After "replace text" and the magic character "£|£|£|"

£|£|£| 25/05/2016 08:40:18,739 ERROR [ACTIVE] ExecuteThread: '6' for queue: 'weblogic.kernel.Default (self-tuning)' fr.pe.sldng.integration.rest.GestionnaireExceptionSollicitationRest Exception lors du traitement
fr.pe.empl.service.da016.recruteur.minisite.data.exception.SLDNotFoundException: Mini site inconnu
        at fr.pe.empl.service.da016.recruteur.minisite.services.impl.MiniSiteServiceImpl.lire(MiniSiteServiceImpl.java:89)
        at fr.pe.empl.service.da016.recruteur.minisite.services.impl.EnvoiMailSignalementDs3ServiceImpl.envoyerUnMail(EnvoiMailSignalementDs3ServiceImpl.java:60)
        at fr.pe.empl.service.da016.recruteur.minisite.ressources.MailRessource$Proxy$_$_WeldSubclass.envoyerMailSignalementContenuInaproprie(MailRessource$Proxy$_$_WeldSubclass.java)
        at sun.reflect.NativeMethodAccessorImpl.invoke0(Native Method)
£|£|£| 25/05/2016 08:40:18,739 ERROR [ACTIVE] ExecuteThread: '6' for queue: 'weblogic.kernel.Default (self-tuning)' fr.pe.sldng.integration.rest.GestionnaireExceptionSollicitationRest Exception lors du traitement
fr.pe.empl.service.da016.recruteur.minisite.data.exception.SLDNotFoundException: Mini site inconnu

But after "split text" Output claim has no change.

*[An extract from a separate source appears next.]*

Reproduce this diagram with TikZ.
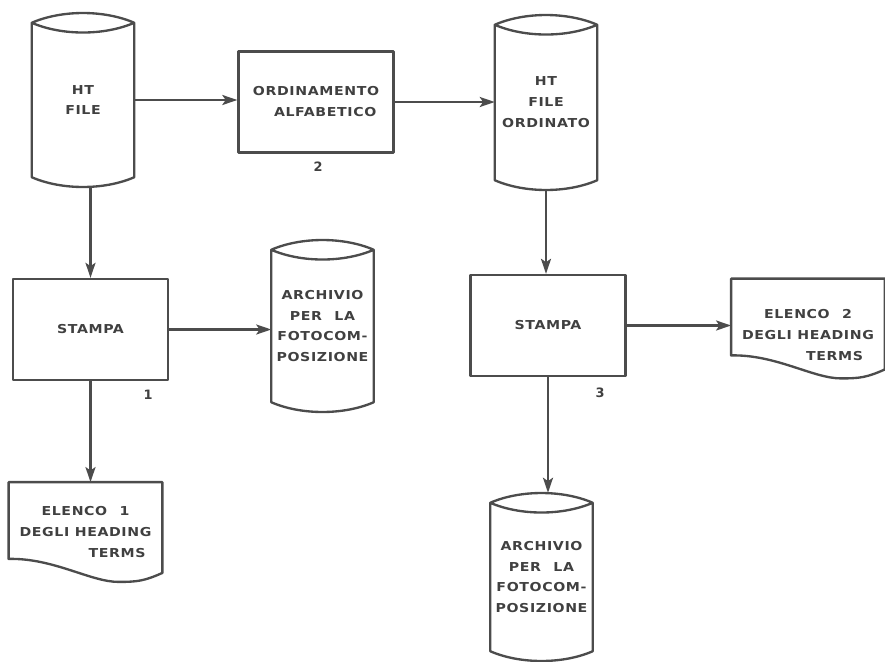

It does not split... Have you got an idea ? Below split prperties :

Byte Sequence FormatInfo
Text
Byte SequenceInfo
£|£|£|
Keep Byte SequenceInfo
false
Byte Sequence LocationInfo
Trailing

Thanks

avatar
Guru

Hi @Thierry Vernhet I've added a template and screenshot of a worked example, which should make it clearer. I suspect the problem you're seeing is around the relation being used to output from the SplitContent processor. If you use the original, or worse, both outputs you will just get the original content back.

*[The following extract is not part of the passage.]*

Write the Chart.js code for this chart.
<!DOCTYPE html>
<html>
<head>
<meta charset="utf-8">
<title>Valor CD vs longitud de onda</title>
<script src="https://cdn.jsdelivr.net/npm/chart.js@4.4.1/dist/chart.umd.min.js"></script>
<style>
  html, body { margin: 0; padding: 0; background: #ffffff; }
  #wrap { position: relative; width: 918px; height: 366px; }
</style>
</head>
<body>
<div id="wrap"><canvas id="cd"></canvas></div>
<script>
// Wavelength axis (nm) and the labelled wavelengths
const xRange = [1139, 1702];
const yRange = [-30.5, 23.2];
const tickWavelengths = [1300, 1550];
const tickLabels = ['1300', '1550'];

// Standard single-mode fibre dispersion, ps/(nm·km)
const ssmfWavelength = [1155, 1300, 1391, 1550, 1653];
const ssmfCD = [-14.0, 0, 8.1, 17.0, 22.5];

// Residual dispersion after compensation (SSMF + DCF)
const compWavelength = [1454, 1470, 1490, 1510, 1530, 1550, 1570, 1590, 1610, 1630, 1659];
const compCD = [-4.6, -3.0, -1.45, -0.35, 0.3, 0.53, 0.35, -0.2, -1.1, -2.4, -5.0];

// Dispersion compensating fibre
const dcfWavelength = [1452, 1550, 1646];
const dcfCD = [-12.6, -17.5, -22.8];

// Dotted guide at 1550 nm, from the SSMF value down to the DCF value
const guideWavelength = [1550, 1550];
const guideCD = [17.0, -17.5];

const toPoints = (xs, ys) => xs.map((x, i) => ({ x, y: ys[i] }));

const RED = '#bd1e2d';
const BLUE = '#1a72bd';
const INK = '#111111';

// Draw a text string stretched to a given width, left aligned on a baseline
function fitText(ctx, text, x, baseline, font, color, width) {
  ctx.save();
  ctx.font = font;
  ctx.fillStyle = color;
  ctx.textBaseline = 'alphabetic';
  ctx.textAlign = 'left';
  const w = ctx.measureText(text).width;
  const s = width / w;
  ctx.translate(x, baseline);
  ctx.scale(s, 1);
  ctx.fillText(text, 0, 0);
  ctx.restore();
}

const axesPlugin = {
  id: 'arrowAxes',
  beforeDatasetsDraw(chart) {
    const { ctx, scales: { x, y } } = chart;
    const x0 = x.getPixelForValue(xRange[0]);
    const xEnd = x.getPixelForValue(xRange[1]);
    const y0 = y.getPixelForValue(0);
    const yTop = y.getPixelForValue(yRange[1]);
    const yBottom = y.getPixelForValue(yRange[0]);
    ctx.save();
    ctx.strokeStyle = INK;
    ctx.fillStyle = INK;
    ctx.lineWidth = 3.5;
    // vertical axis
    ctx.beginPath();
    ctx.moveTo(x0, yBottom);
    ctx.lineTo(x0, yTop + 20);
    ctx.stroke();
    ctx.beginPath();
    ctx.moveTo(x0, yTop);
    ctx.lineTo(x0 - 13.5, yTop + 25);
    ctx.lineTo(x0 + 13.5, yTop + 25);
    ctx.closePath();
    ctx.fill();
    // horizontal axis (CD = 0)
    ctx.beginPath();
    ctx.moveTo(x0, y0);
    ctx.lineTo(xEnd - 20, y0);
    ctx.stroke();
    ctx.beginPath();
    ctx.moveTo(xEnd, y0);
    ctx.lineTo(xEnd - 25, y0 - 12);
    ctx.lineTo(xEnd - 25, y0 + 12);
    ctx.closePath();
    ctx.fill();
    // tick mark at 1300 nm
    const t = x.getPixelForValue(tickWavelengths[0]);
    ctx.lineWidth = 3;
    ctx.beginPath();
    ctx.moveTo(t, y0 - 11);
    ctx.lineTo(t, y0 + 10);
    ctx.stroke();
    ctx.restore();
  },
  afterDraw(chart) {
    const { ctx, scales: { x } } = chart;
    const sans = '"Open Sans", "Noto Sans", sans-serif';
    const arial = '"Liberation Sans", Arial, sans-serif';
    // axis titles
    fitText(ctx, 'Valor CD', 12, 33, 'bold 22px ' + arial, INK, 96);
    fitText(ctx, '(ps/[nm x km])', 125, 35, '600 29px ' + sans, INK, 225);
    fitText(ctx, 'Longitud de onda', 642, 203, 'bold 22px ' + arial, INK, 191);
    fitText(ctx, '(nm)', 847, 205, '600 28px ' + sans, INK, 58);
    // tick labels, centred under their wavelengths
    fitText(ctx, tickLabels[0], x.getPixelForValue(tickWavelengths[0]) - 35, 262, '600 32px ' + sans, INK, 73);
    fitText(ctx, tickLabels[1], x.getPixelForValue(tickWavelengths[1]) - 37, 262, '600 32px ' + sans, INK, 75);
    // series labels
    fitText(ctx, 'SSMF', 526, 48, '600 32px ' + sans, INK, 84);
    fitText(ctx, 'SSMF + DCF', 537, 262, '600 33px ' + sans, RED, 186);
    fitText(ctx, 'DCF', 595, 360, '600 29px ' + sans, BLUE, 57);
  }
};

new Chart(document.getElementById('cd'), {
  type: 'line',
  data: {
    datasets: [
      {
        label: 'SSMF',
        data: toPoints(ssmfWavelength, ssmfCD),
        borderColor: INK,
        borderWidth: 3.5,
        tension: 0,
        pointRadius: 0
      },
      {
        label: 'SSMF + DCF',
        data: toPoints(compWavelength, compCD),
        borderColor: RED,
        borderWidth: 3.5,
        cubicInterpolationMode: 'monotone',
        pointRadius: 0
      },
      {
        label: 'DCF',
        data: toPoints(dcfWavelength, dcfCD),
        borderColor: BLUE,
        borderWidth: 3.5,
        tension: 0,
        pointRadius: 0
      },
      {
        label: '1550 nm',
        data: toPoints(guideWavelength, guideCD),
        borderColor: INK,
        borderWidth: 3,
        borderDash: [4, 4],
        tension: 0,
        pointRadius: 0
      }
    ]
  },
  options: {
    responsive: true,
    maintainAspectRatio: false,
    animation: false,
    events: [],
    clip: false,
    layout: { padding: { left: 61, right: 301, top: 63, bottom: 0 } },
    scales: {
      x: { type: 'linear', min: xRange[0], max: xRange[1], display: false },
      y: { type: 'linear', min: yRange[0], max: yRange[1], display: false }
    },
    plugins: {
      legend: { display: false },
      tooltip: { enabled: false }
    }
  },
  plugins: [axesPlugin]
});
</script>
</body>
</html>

Note also that I've used the "Leading" location in my template, since the marker is inserted at the front of a line, and have also used Line-By-Line evaluation in the marker replace text for better memory usage.

avatar
Rising Star

Hi @Simon Elliston Ball

Thanks a lot for your answer. I understand now. But I cannot ignore relation ship "original" because without this relation Nifi doesn't validate my processor. How can you use "splits" relationship without the "original" one ?

Hope It's my last question for this.

avatar
Guru

The way to deal with this is to mark the original relation as auto-terminated in the SplitContent settings tab.

avatar
Rising Star

Wonderful

Now it's ok Simon

avatar
Rising Star

@Simon Elliston Ball

Thanks, I'm going to test your solution.